++++ Data

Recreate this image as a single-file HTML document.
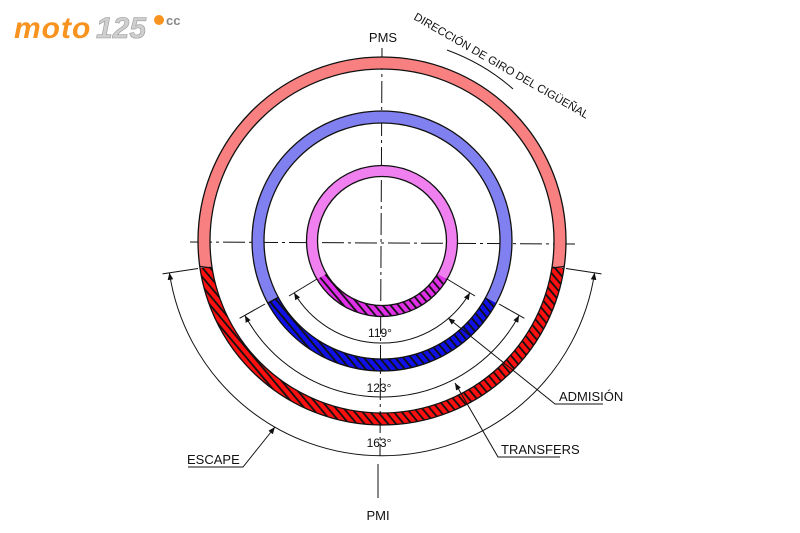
<!DOCTYPE html>
<html><head><meta charset="utf-8"><style>
html,body{margin:0;padding:0;background:#fff;width:800px;height:533px;overflow:hidden}
svg{display:block}
text{font-family:"Liberation Sans",sans-serif;fill:#111}
</style></head><body>
<svg width="800" height="533" viewBox="0 0 800 533" xmlns="http://www.w3.org/2000/svg">
<defs>
<pattern id="hr" patternUnits="userSpaceOnUse" width="6" height="6" patternTransform="rotate(-40)">
<rect width="6" height="6" fill="#ff1010"/><rect width="1.8" height="6" fill="#111"/></pattern>
<pattern id="hb" patternUnits="userSpaceOnUse" width="6" height="6" patternTransform="rotate(-40)">
<rect width="6" height="6" fill="#1010e8"/><rect width="1.8" height="6" fill="#111"/></pattern>
<pattern id="hm" patternUnits="userSpaceOnUse" width="6" height="6" patternTransform="rotate(-40)">
<rect width="6" height="6" fill="#e030e8"/><rect width="1.8" height="6" fill="#111"/></pattern>
<marker id="ar" viewBox="0 0 10 10" refX="10" refY="5" markerWidth="7" markerHeight="7" orient="auto-start-reverse" markerUnits="userSpaceOnUse">
<path d="M0,1 L10,5 L0,9 Z" fill="#111"/></marker>
</defs>

<text x="14" y="38" font-size="30" font-weight="bold" font-style="italic" style="fill:#f7931e;letter-spacing:1px">moto</text>
<text x="96" y="38" font-size="30" font-weight="bold" font-style="italic" style="fill:#cfcfcf;stroke:#999;stroke-width:0.6">125</text>
<circle cx="159" cy="20" r="5" fill="#f7931e"/>
<text x="166" y="25" font-size="13" font-weight="bold" style="fill:#888">cc</text>

<line x1="382" y1="48" x2="380" y2="456" stroke="#111" stroke-width="1" stroke-dasharray="22,4,3,4"/>
<line x1="190" y1="242" x2="576" y2="244" stroke="#111" stroke-width="1" stroke-dasharray="22,4,3,4"/>

<path d="M206,267.3 A178,178 0 1 1 558,267.3" fill="none" stroke="#f88080" stroke-width="12"/>
<path d="M206,267.3 A178,178 0 0 0 558,267.3" fill="none" stroke="url(#hr)" stroke-width="12"/>
<circle cx="382" cy="241" r="184" fill="none" stroke="#111" stroke-width="1.3"/>
<circle cx="382" cy="241" r="172" fill="none" stroke="#111" stroke-width="1.3"/>
<line x1="200" y1="266.5" x2="212" y2="268" stroke="#111" stroke-width="1.3"/>
<line x1="552" y1="268" x2="564" y2="266.5" stroke="#111" stroke-width="1.3"/>

<path d="M273,300.2 A124,124 0 1 1 491,300.2" fill="none" stroke="#8080f0" stroke-width="12"/>
<path d="M273,300.2 A124,124 0 0 0 491,300.2" fill="none" stroke="url(#hb)" stroke-width="12"/>
<circle cx="382" cy="241" r="130" fill="none" stroke="#111" stroke-width="1.3"/>
<circle cx="382" cy="241" r="118" fill="none" stroke="#111" stroke-width="1.3"/>
<line x1="268" y1="303" x2="278" y2="297.5" stroke="#111" stroke-width="1.3"/>

<path d="M321.7,276.5 A70,70 0 1 1 442.3,276.5" fill="none" stroke="#f080f0" stroke-width="11"/>
<path d="M321.7,276.5 A70,70 0 0 0 442.3,276.5" fill="none" stroke="url(#hm)" stroke-width="11"/>
<circle cx="382" cy="241" r="75.5" fill="none" stroke="#111" stroke-width="1.3"/>
<circle cx="382" cy="241" r="64.5" fill="none" stroke="#111" stroke-width="1.3"/>

<g stroke="#111" stroke-width="1" fill="none">
<line x1="317" y1="279" x2="289" y2="296"/>
<line x1="447" y1="279" x2="475" y2="296"/>
<path d="M294.1,292.8 A102,102 0 0 0 469.9,292.8" marker-start="url(#ar)" marker-end="url(#ar)"/>
<line x1="265" y1="304" x2="239.6" y2="318.3"/>
<line x1="499" y1="304" x2="524.4" y2="318.3"/>
<path d="M244.9,315.4 A156,156 0 0 0 519.1,315.4" marker-start="url(#ar)" marker-end="url(#ar)"/>
<line x1="198" y1="268.5" x2="162.5" y2="273.9"/>
<line x1="566" y1="268.5" x2="601.5" y2="273.9"/>
<path d="M169.4,272.8 A215,215 0 0 0 594.6,272.8" marker-start="url(#ar)" marker-end="url(#ar)"/>
<path d="M448,318 L555,404 L603,404" marker-start="url(#ar)"/>
<path d="M455,383 L498,457 L560,457" marker-start="url(#ar)"/>
<path d="M275,427 L243,467 L188,467" marker-start="url(#ar)"/>
<line x1="378" y1="464" x2="378" y2="498"/>
<path d="M447,50 Q485,64 513,89"/>
</g>

<text x="380" y="337" font-size="12" text-anchor="middle">119°</text>
<text x="379" y="392" font-size="12" text-anchor="middle">123°</text>
<text x="379" y="447" font-size="12" text-anchor="middle">163°</text>
<text x="383" y="42" font-size="13" text-anchor="middle">PMS</text>
<text x="378" y="520" font-size="13" text-anchor="middle">PMI</text>
<text x="559" y="401" font-size="13">ADMISIÓN</text>
<text x="501" y="454" font-size="13">TRANSFERS</text>
<text x="187" y="464" font-size="13">ESCAPE</text>
<text x="0" y="0" font-size="11.3" transform="translate(413,19) rotate(30)">DIRECCIÓN DE GIRO DEL CIGÜEÑAL</text>
</svg>
</body></html>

++++++++

__Task requirements__. Except for the pictures, give all the material above again verbatim.

__Written answer__.
Recreate this image as a single-file HTML document.
<!DOCTYPE html>
<html><head><meta charset="utf-8"><style>
html,body{margin:0;padding:0;background:#fff;width:800px;height:533px;overflow:hidden}
svg{display:block}
text{font-family:"Liberation Sans",sans-serif;fill:#111}
</style></head><body>
<svg width="800" height="533" viewBox="0 0 800 533" xmlns="http://www.w3.org/2000/svg">
<defs>
<pattern id="hr" patternUnits="userSpaceOnUse" width="6" height="6" patternTransform="rotate(-40)">
<rect width="6" height="6" fill="#ff1010"/><rect width="1.8" height="6" fill="#111"/></pattern>
<pattern id="hb" patternUnits="userSpaceOnUse" width="6" height="6" patternTransform="rotate(-40)">
<rect width="6" height="6" fill="#1010e8"/><rect width="1.8" height="6" fill="#111"/></pattern>
<pattern id="hm" patternUnits="userSpaceOnUse" width="6" height="6" patternTransform="rotate(-40)">
<rect width="6" height="6" fill="#e030e8"/><rect width="1.8" height="6" fill="#111"/></pattern>
<marker id="ar" viewBox="0 0 10 10" refX="10" refY="5" markerWidth="7" markerHeight="7" orient="auto-start-reverse" markerUnits="userSpaceOnUse">
<path d="M0,1 L10,5 L0,9 Z" fill="#111"/></marker>
</defs>

<text x="14" y="38" font-size="30" font-weight="bold" font-style="italic" style="fill:#f7931e;letter-spacing:1px">moto</text>
<text x="96" y="38" font-size="30" font-weight="bold" font-style="italic" style="fill:#cfcfcf;stroke:#999;stroke-width:0.6">125</text>
<circle cx="159" cy="20" r="5" fill="#f7931e"/>
<text x="166" y="25" font-size="13" font-weight="bold" style="fill:#888">cc</text>

<line x1="382" y1="48" x2="380" y2="456" stroke="#111" stroke-width="1" stroke-dasharray="22,4,3,4"/>
<line x1="190" y1="242" x2="576" y2="244" stroke="#111" stroke-width="1" stroke-dasharray="22,4,3,4"/>

<path d="M206,267.3 A178,178 0 1 1 558,267.3" fill="none" stroke="#f88080" stroke-width="12"/>
<path d="M206,267.3 A178,178 0 0 0 558,267.3" fill="none" stroke="url(#hr)" stroke-width="12"/>
<circle cx="382" cy="241" r="184" fill="none" stroke="#111" stroke-width="1.3"/>
<circle cx="382" cy="241" r="172" fill="none" stroke="#111" stroke-width="1.3"/>
<line x1="200" y1="266.5" x2="212" y2="268" stroke="#111" stroke-width="1.3"/>
<line x1="552" y1="268" x2="564" y2="266.5" stroke="#111" stroke-width="1.3"/>

<path d="M273,300.2 A124,124 0 1 1 491,300.2" fill="none" stroke="#8080f0" stroke-width="12"/>
<path d="M273,300.2 A124,124 0 0 0 491,300.2" fill="none" stroke="url(#hb)" stroke-width="12"/>
<circle cx="382" cy="241" r="130" fill="none" stroke="#111" stroke-width="1.3"/>
<circle cx="382" cy="241" r="118" fill="none" stroke="#111" stroke-width="1.3"/>
<line x1="268" y1="303" x2="278" y2="297.5" stroke="#111" stroke-width="1.3"/>

<path d="M321.7,276.5 A70,70 0 1 1 442.3,276.5" fill="none" stroke="#f080f0" stroke-width="11"/>
<path d="M321.7,276.5 A70,70 0 0 0 442.3,276.5" fill="none" stroke="url(#hm)" stroke-width="11"/>
<circle cx="382" cy="241" r="75.5" fill="none" stroke="#111" stroke-width="1.3"/>
<circle cx="382" cy="241" r="64.5" fill="none" stroke="#111" stroke-width="1.3"/>

<g stroke="#111" stroke-width="1" fill="none">
<line x1="317" y1="279" x2="289" y2="296"/>
<line x1="447" y1="279" x2="475" y2="296"/>
<path d="M294.1,292.8 A102,102 0 0 0 469.9,292.8" marker-start="url(#ar)" marker-end="url(#ar)"/>
<line x1="265" y1="304" x2="239.6" y2="318.3"/>
<line x1="499" y1="304" x2="524.4" y2="318.3"/>
<path d="M244.9,315.4 A156,156 0 0 0 519.1,315.4" marker-start="url(#ar)" marker-end="url(#ar)"/>
<line x1="198" y1="268.5" x2="162.5" y2="273.9"/>
<line x1="566" y1="268.5" x2="601.5" y2="273.9"/>
<path d="M169.4,272.8 A215,215 0 0 0 594.6,272.8" marker-start="url(#ar)" marker-end="url(#ar)"/>
<path d="M448,318 L555,404 L603,404" marker-start="url(#ar)"/>
<path d="M455,383 L498,457 L560,457" marker-start="url(#ar)"/>
<path d="M275,427 L243,467 L188,467" marker-start="url(#ar)"/>
<line x1="378" y1="464" x2="378" y2="498"/>
<path d="M447,50 Q485,64 513,89"/>
</g>

<text x="380" y="337" font-size="12" text-anchor="middle">119°</text>
<text x="379" y="392" font-size="12" text-anchor="middle">123°</text>
<text x="379" y="447" font-size="12" text-anchor="middle">163°</text>
<text x="383" y="42" font-size="13" text-anchor="middle">PMS</text>
<text x="378" y="520" font-size="13" text-anchor="middle">PMI</text>
<text x="559" y="401" font-size="13">ADMISIÓN</text>
<text x="501" y="454" font-size="13">TRANSFERS</text>
<text x="187" y="464" font-size="13">ESCAPE</text>
<text x="0" y="0" font-size="11.3" transform="translate(413,19) rotate(30)">DIRECCIÓN DE GIRO DEL CIGÜEÑAL</text>
</svg>
</body></html>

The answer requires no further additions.